HPC-Powered Science Gateways Open Doors to Discoveries
New technologies in high-performance computing are having a direct effect on scientific research --
outside the traditional thinking of big iron supercomputers that run science jobs. The new technologies are approaching a kind of critical mass, and they are changing how science disciplines do their work. We expect these technologies to serve as science accelerators, and change the pace of new science discoveries in the near future.
Recently, in a series of grants, the National Science Foundation awarded Purdue University almost $25 million to further work on cyberinfrastructure, with an emphasis on science gateways, also known as hubs. The best known of these gateways is
nanoHUB.org, but many more will be developed over the next couple of years (which is what part of the NSF funding is for). Sites on the drawing boards that I have seen address medical science, cancer research, climate modeling, pharmaceutical research, and heat transfer in engineering.
These hubs are collaborative sites made up of user-supplied content, analogous to Web 2.0 sites like Facebook or YouTube, but with a much different purpose.
In many disciplines, scientists have to learn how to use software tools to run simulations or do modeling. These tools can be very specific for the type of work being done, and researchers might spend as much time learning the software as running the job. Hubs do away with that learning curve. Instead, there is a Web site where researchers input their data and manipulate the model (or graph) in near real-time.

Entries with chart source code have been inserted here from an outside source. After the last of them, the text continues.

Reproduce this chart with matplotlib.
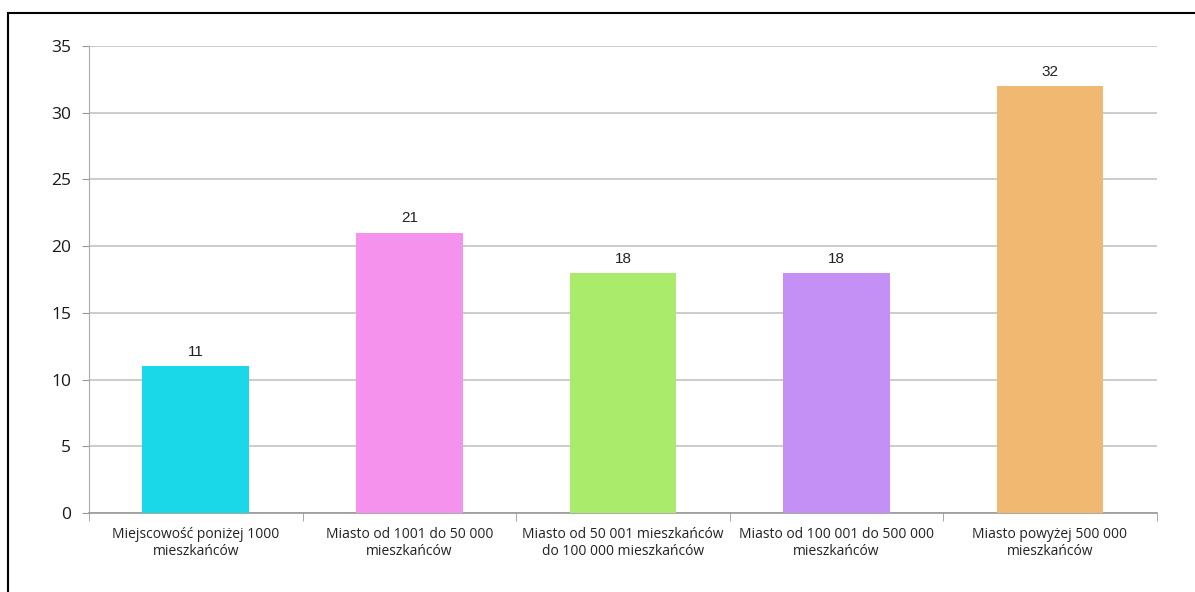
import matplotlib.pyplot as plt
from matplotlib.patches import Rectangle
from matplotlib.ticker import FixedLocator, NullFormatter

# Dane do wykresu
kategorie = ['Miejscowość poniżej 1000\nmieszkańców',
             'Miasto od 1001 do 50 000\nmieszkańców',
             'Miasto od 50 001 mieszkańców\ndo 100 000 mieszkańców',
             'Miasto od 100 001 do 500 000\nmieszkańców',
             'Miasto powyżej 500 000\nmieszkańców']
wartosci = [11, 21, 18, 18, 32]
kolory = ['#1BD8E8', '#F592EE', '#ABEB6C', '#C590F5', '#F0B870']
y_ticks = [0, 5, 10, 15, 20, 25, 30, 35]

fig = plt.figure(figsize=(11.95, 5.92), dpi=100)
ax = fig.add_axes([0.0745, 0.1334, 0.8935, 0.7889])

# Ramka wokół wykresu
fig.patches.append(Rectangle((8 / 1195, -0.1), 1.2, 1 - 13 / 592 + 0.1,
                             transform=fig.transFigure, fill=False,
                             edgecolor='black', linewidth=1.5))

x = list(range(len(kategorie)))
ax.bar(x, wartosci, width=0.5, color=kolory, zorder=3)

for xi, v in zip(x, wartosci):
    ax.text(xi, v + 0.55, str(v), ha='center', va='bottom', fontsize=11,
            family='Liberation Sans', color='#222222', zorder=4)

ax.set_xlim(-0.5, len(kategorie) - 0.5)
ax.set_ylim(0, 35)
ax.set_yticks(y_ticks)
ax.yaxis.grid(True, color='#C4C4C4', linewidth=1.2, zorder=0)
ax.set_axisbelow(True)

ax.set_xticks(x)
ax.set_xticklabels(kategorie, fontsize=10, family='Open Sans', color='#222222')
ax.tick_params(axis='x', length=0, pad=10)
ax.xaxis.set_minor_locator(FixedLocator([i - 0.5 for i in range(len(kategorie) + 1)]))
ax.xaxis.set_minor_formatter(NullFormatter())
ax.tick_params(axis='x', which='minor', length=6, color='#999999', direction='out')

ax.tick_params(axis='y', labelsize=12.5, length=5, color='#999999', pad=8)
for lbl in ax.get_yticklabels():
    lbl.set_family('Open Sans')
    lbl.set_color('#1A1A1A')

for s in ['top', 'right']:
    ax.spines[s].set_visible(False)
ax.spines['left'].set_color('#AAAAAA')
ax.spines['bottom'].set_color('#999999')
ax.spines['bottom'].set_linewidth(1.2)

fig.savefig('out.png', dpi=100)
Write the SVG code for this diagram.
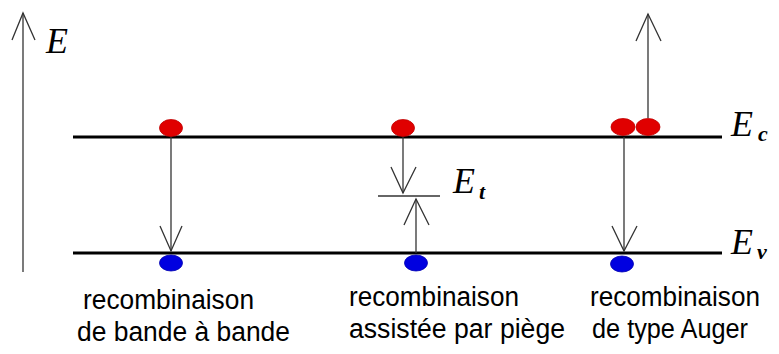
<svg xmlns="http://www.w3.org/2000/svg" width="779" height="354" viewBox="0 0 779 354">
<style>
.band{stroke:#000;stroke-width:3}
.ar{stroke:#333;stroke-width:1.3;fill:none}
.el{fill:#e00000;stroke:#c00000;stroke-width:0.8}
.ho{fill:#0000e0;stroke:#0000b0;stroke-width:0.8}
.math{font-family:"Liberation Serif",serif;font-style:italic;font-size:36px;fill:#000}
.sub{font-family:"Liberation Serif",serif;font-style:italic;font-weight:bold;font-size:22px;fill:#000}
.lbl{font-family:"Liberation Sans",Arial,sans-serif;font-size:27px;fill:#000}
</style>
<rect width="779" height="354" fill="#fff"/>
<g id="axis">
<line x1="23" y1="272" x2="23" y2="13" class="ar"/>
<polyline points="12,40 23,13 35,40" class="ar"/>
<text x="46" y="53" class="math">E</text>
</g>
<g id="Ec">
<line x1="73" y1="137" x2="722" y2="137" class="band"/>
<text x="731" y="136" class="math">E</text><text x="758" y="141" class="sub">c</text>
</g>
<g id="Ev">
<line x1="73" y1="253" x2="722" y2="253" class="band"/>
<text x="731" y="254" class="math">E</text><text x="757" y="259" class="sub">v</text>
</g>
<g id="connectors">
<line x1="171" y1="137" x2="171" y2="251" class="ar"/>
<polyline points="160,226 171,251 182,226" class="ar"/>
<line x1="403" y1="137" x2="403" y2="193" class="ar"/>
<polyline points="391,167 403,193 416,167" class="ar"/>
<line x1="378" y1="196" x2="440" y2="196" class="ar"/>
<line x1="416" y1="253" x2="416" y2="199" class="ar"/>
<polyline points="404,225 416,199 429,225" class="ar"/>
<line x1="624" y1="137" x2="624" y2="251" class="ar"/>
<polyline points="612,226 624,251 637,226" class="ar"/>
<line x1="648" y1="118" x2="648" y2="14" class="ar"/>
<polyline points="636,41 648,14 661,41" class="ar"/>
</g>
<g id="band-to-band">
<ellipse cx="171" cy="128" rx="11.5" ry="8.5" class="el"/>
<ellipse cx="171" cy="263" rx="11.5" ry="8" class="ho"/>
<text x="83" y="309" class="lbl" textLength="171" lengthAdjust="spacingAndGlyphs">recombinaison</text>
<text x="77" y="341" class="lbl" textLength="213" lengthAdjust="spacingAndGlyphs">de bande à bande</text>
</g>
<g id="trap">
<ellipse cx="403" cy="128" rx="11.5" ry="8.5" class="el"/>
<ellipse cx="416" cy="263" rx="11.5" ry="8" class="ho"/>
<text x="453" y="193" class="math">E</text><text x="479" y="199" class="sub">t</text>
<text x="349" y="306" class="lbl" textLength="170" lengthAdjust="spacingAndGlyphs">recombinaison</text>
<text x="349" y="338" class="lbl" textLength="216" lengthAdjust="spacingAndGlyphs">assistée par piège</text>
</g>
<g id="auger">
<ellipse cx="623" cy="127" rx="12" ry="8.5" class="el"/>
<ellipse cx="648" cy="127" rx="12" ry="8.5" class="el"/>
<ellipse cx="622" cy="264" rx="11.5" ry="8" class="ho"/>
<text x="590" y="306" class="lbl" textLength="170" lengthAdjust="spacingAndGlyphs">recombinaison</text>
<text x="592" y="338" class="lbl" textLength="156" lengthAdjust="spacingAndGlyphs">de type Auger</text>
</g>
</svg>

These research tools -- there are hundreds of them -- are built by scientists or groups of scientists and put on the hubs for the community to use. Unlike before, when researchers had to know each other before collaborating, they are now collaborating and sharing resources with people they might never meet. Because there is no need to learn the tool before using it, researchers are freer to explore and test their data using a variety of simulation tools or input parameters.
But all this doesn't happen "automagically." These kinds of simulations require enormous computing resources. Behind the Web site, sophisticated middleware is looking for available supercomputer time and sending the job to be computed.
The computing power is supplied by the nation's top research institutions, which are linked together via the NSF's TeraGrid. This new (at least to the general public) computing network conjures up the old label "information superhighway," but Al Gore's superhighway was a dirt path compared with the information being shared on the TeraGrid.
Again, the acquisition of the resources is invisible to scientists using the tool on the hub. Unlike before, when they would have to schedule time on a supercomputer somewhere to run their simulation and wait for their turn, now the job happens almost immediately and without the researchers getting involved in requesting the computing time.
The big story, in my view, is that scientists are no longer working like a lone bench scientist would, or in small groups. Now, they're using the resources of the entire community. The result is that there are new virtual national laboratories, if you will, being built on the Internet.
We don't know what scientific discoveries await, but it will be an exciting development to watch.